'Some Trick' Takes On The Life Of The (Delightfully Irritable) MindHelen DeWitt's new story collection seems less like a book, and more like a series of notes from some vast, alien intelligence, capable of picking apart human habits with startling precision.
Helen DeWitt's Some Trick seems less like a story collection and more like a series of notes from some vast, alien intelligence, not quite human itself, but capable of picking apart human habits with startling precision. DeWitt's characters are savants, weirdos, and artists, often trying to achieve their ends against the best efforts of the well-meaning and conventional people around them.
In "My Heart Belongs to Bertie," a man who writes books about math for children tries to sketch out the idea of binomial distribution to his amiable, innumerate literary agent. They are sitting at an American diner. He has brought handouts. But the "surface of the table was taken up with all sorts of paraphernalia superfluous, not to say impedimental, to ratiocination." That is to say, ketchup, mustard, salt, pepper, and the other accoutrement of eating are blocking his charts. Things go downhill.
DeWitt's fiction is preoccupied with maneuvering around — or preferrably hijacking for one's own use — all that paraphernalia superfluous, not to say impedimental, to ratiocination. That can include people, ideas, bureaucracies, or businesses (especially book publishers). One of the collection's prevailing themes is that inefficiency is not just inconvenient, but contemptible.
It details social and sexual codes as scrupulously as mathematical functions. Emotions, when they appear, are described both carefully and distantly. Take, for instance, "Famous Last Words," which describes the thought process of a woman deciding to have sex because it isn't worth the effort of turning down a persistent suitor. "Let's go upstairs," he says. She writes,
"There is a text which I could insert at this point which begins 'I'm not in the mood'... My own experience has shown this to be a text particularly susceptible to discursive and recursive operations, one which circles back on itself through several iterations and recapitulations, one which ends pretty inevitably in 'Oh, OK,' but only about half the time as the contribution of my co-scripteur. I think for a moment about giving the thing a whirl, but finally settle on the curtailed version which leaves out 'I'm not in the mood' and goes directly to 'Oh, OK.' X and I go upstairs."
Hiding behind the sterile prose is resentment, calculation, and finally, resignation. DeWitt describes subtext elsewhere: "as invisible, as plain to the eye as the breeze which stirs the leaves of the copper beech in the quadrangle ..." The emotion in her writing is so often like that — invisible but for the words stirring around it.
Sex as a compromise or concession is a common theme.

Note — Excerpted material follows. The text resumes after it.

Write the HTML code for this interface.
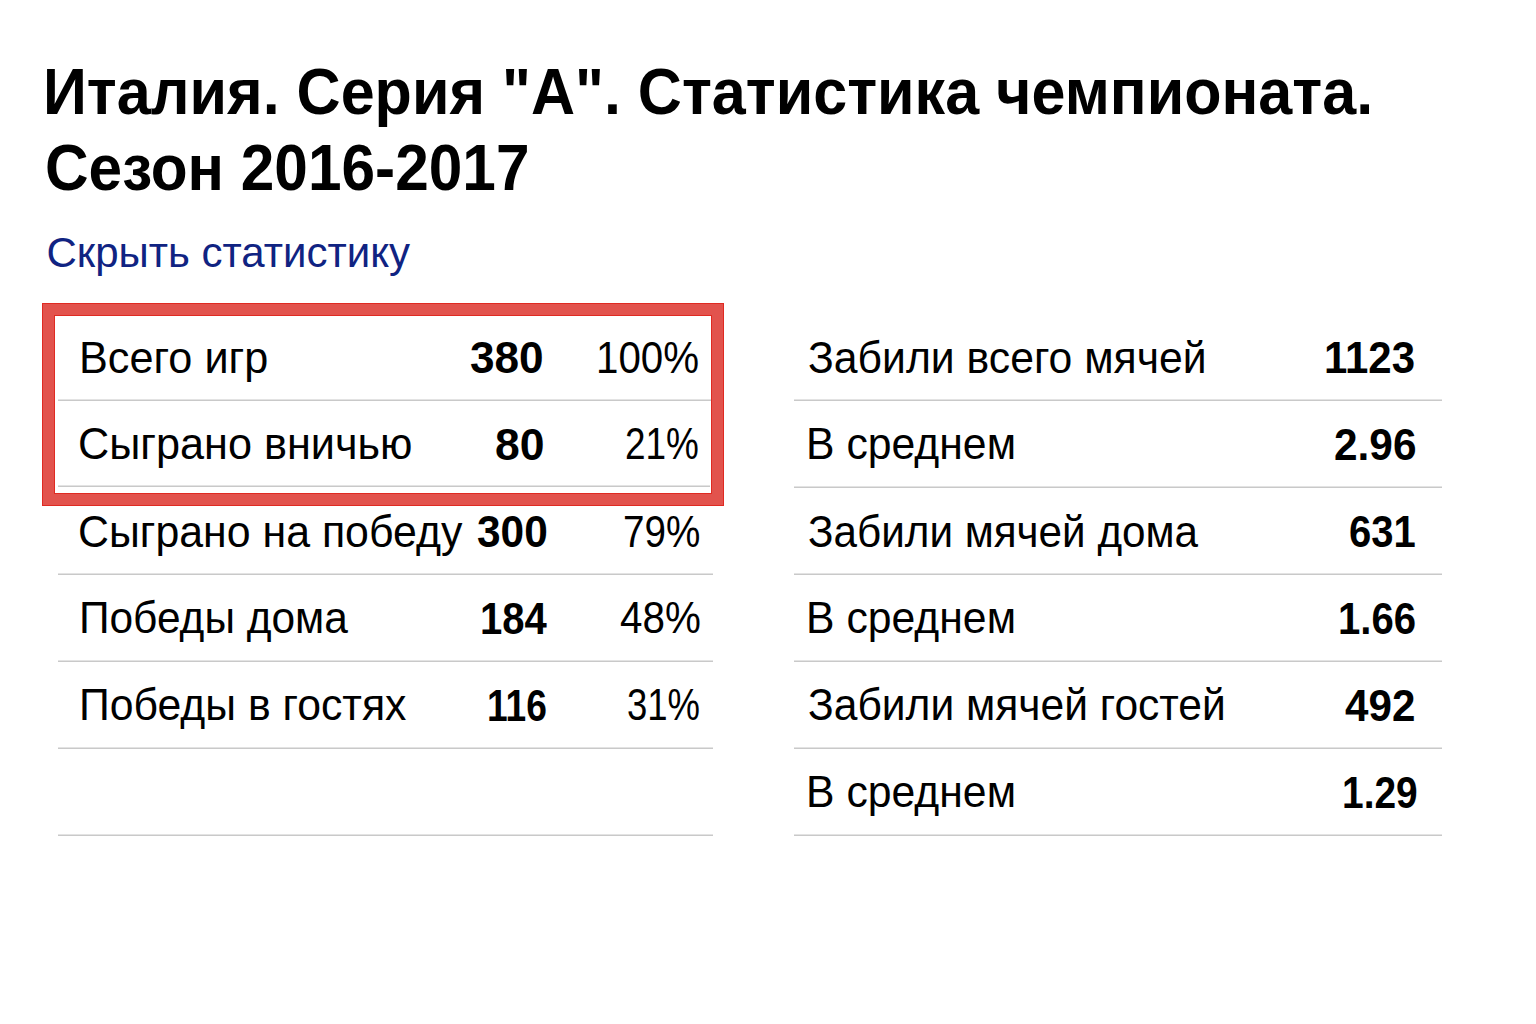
<!DOCTYPE html>
<html lang="ru"><head><meta charset="utf-8"><title>Италия. Серия "А". Статистика чемпионата. Сезон 2016-2017</title>
<style>
html,body{margin:0;padding:0;background:#fff;}
body{width:1536px;height:1024px;position:relative;overflow:hidden;font-family:"Liberation Sans",Arial,sans-serif;color:#000;}
.t{position:absolute;white-space:nowrap;transform-origin:0 0;}
.b{font-weight:bold}
.ln{position:absolute;height:1px;background:#c9c9c9;border-top:1px solid #e3e3e3;}
.box{position:absolute;left:42px;top:303px;width:658px;height:179px;border:12px solid #e2534d;box-shadow:inset 0 0 0 1px #e02a22;outline:1px solid #e02a22;outline-offset:-1px;}
a.t{text-decoration:none;display:block}
</style></head><body>
<div class="ln" style="left:58px;top:399px;width:655px"></div>
<div class="ln" style="left:58px;top:573px;width:655px"></div>
<div class="ln" style="left:58px;top:660px;width:655px"></div>
<div class="ln" style="left:58px;top:747px;width:655px"></div>
<div class="ln" style="left:58px;top:834px;width:655px"></div>
<div class="ln" style="left:58px;top:485px;width:652px"></div>
<div class="ln" style="left:794px;top:399px;width:648px"></div>
<div class="ln" style="left:794px;top:486px;width:648px"></div>
<div class="ln" style="left:794px;top:573px;width:648px"></div>
<div class="ln" style="left:794px;top:660px;width:648px"></div>
<div class="ln" style="left:794px;top:747px;width:648px"></div>
<div class="ln" style="left:794px;top:834px;width:648px"></div>
<div class="t b" style="left:43.48px;top:59.89px;font-size:64.5px;line-height:64.5px;transform:scaleX(0.9464);">Италия. Серия &quot;А&quot;. Статистика чемпионата.</div>
<div class="t b" style="left:44.91px;top:135.89px;font-size:64.5px;line-height:64.5px;transform:scaleX(0.9360);">Сезон 2016-2017</div>
<a href="#" class="t" style="left:46.53px;top:232.14px;font-size:42px;line-height:42px;color:#102382;">Скрыть статистику</a>
<div class="t" style="left:79.32px;top:335.52px;font-size:44.5px;line-height:44.5px;transform:scaleX(0.9720);">Всего игр</div>
<div class="t" style="left:77.67px;top:422.22px;font-size:44.5px;line-height:44.5px;transform:scaleX(0.9713);">Сыграно вничью</div>
<div class="t" style="left:77.69px;top:509.52px;font-size:44.5px;line-height:44.5px;transform:scaleX(0.9631);">Сыграно на победу</div>
<div class="t" style="left:78.58px;top:596.32px;font-size:44.5px;line-height:44.5px;transform:scaleX(0.9538);">Победы дома</div>
<div class="t" style="left:78.56px;top:683.32px;font-size:44.5px;line-height:44.5px;transform:scaleX(0.9608);">Победы в гостях</div>
<div class="t b" style="left:470.31px;top:335.95px;font-size:44px;line-height:44px;transform:scaleX(1.0036);">380</div>
<div class="t b" style="left:494.51px;top:422.65px;font-size:44px;line-height:44px;transform:scaleX(1.0113);">80</div>
<div class="t b" style="left:477.24px;top:509.95px;font-size:44px;line-height:44px;transform:scaleX(0.9642);">300</div>
<div class="t b" style="left:479.50px;top:596.75px;font-size:44px;line-height:44px;transform:scaleX(0.9106);">184</div>
<div class="t b" style="left:486.98px;top:683.75px;font-size:44px;line-height:44px;transform:scaleX(0.8445);">116</div>
<div class="t" style="left:595.78px;top:335.52px;font-size:44.5px;line-height:44.5px;transform:scaleX(0.9051);">100%</div>
<div class="t" style="left:625.07px;top:422.22px;font-size:44.5px;line-height:44.5px;transform:scaleX(0.8301);">21%</div>
<div class="t" style="left:622.99px;top:509.52px;font-size:44.5px;line-height:44.5px;transform:scaleX(0.8686);">79%</div>
<div class="t" style="left:619.67px;top:596.32px;font-size:44.5px;line-height:44.5px;transform:scaleX(0.9076);">48%</div>
<div class="t" style="left:627.36px;top:683.32px;font-size:44.5px;line-height:44.5px;transform:scaleX(0.8199);">31%</div>
<div class="t" style="left:807.67px;top:335.52px;font-size:44.5px;line-height:44.5px;transform:scaleX(0.9600);">Забили всего мячей</div>
<div class="t" style="left:805.66px;top:422.22px;font-size:44.5px;line-height:44.5px;transform:scaleX(0.9603);">В среднем</div>
<div class="t" style="left:807.68px;top:509.52px;font-size:44.5px;line-height:44.5px;transform:scaleX(0.9489);">Забили мячей дома</div>
<div class="t" style="left:805.66px;top:596.32px;font-size:44.5px;line-height:44.5px;transform:scaleX(0.9603);">В среднем</div>
<div class="t" style="left:807.67px;top:683.32px;font-size:44.5px;line-height:44.5px;transform:scaleX(0.9567);">Забили мячей гостей</div>
<div class="t" style="left:805.66px;top:770.42px;font-size:44.5px;line-height:44.5px;transform:scaleX(0.9603);">В среднем</div>
<div class="t b" style="left:1324.38px;top:335.95px;font-size:44px;line-height:44px;transform:scaleX(0.9530);">1123</div>
<div class="t b" style="left:1333.58px;top:422.65px;font-size:44px;line-height:44px;transform:scaleX(0.9631);">2.96</div>
<div class="t b" style="left:1348.75px;top:509.95px;font-size:44px;line-height:44px;transform:scaleX(0.9092);">631</div>
<div class="t b" style="left:1338.30px;top:596.75px;font-size:44px;line-height:44px;transform:scaleX(0.9109);">1.66</div>
<div class="t b" style="left:1344.70px;top:683.75px;font-size:44px;line-height:44px;transform:scaleX(0.9583);">492</div>
<div class="t b" style="left:1341.57px;top:770.85px;font-size:44px;line-height:44px;transform:scaleX(0.8840);">1.29</div>
<div class="box"></div>
</body></html>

In DeWitt's best book, The Last Samurai, her narrator Sibylla has gone home with a mediocre author she calls Liberace for his "terrible facility" and "terrible sincerity."
She writes, "Liberace talked on and on. Gradually as we drank more drinks Liberace talked more and more and asked more and more if he was boring me, and as a result it seemed less and less possible to leave, because if he wasn't boring me then why would I want to leave?" Then Sibylla has an idea. "It would be rude to put a hand over his mouth, but if I were to put my mouth on his mouth this would stop him talking just as well without being rude." They have sex.
Being in these situations of social and sexual pressure is eminently conceivable — articulating the small calculations latent in them less so.
"When a human being develops an argument, when a human being attempts not only to think but to speak with precision, he or she is often made to feel that this is a mark of social inadequacy and that there is something comical about it," notes the narrator in "My Heart Belongs to Bertie."
I often think of a 2016 profile of DeWitt, which noted that she likes to use the phrase "the life of the mind." The journalist wrote that she said it "without irony" — as if it were a little tacky, or a little cute, to do so. Maybe a more socially adept author would be cooler about it, or more self-deprecating. But DeWitt doesn't bother adapting. In her fiction, she uses Greek if Greek is called for, or graphs if graphs are called for. Ideals such as likeability and accessibility seem irrelevant, if not quaint, in the face of her wonderfully irritable intelligence.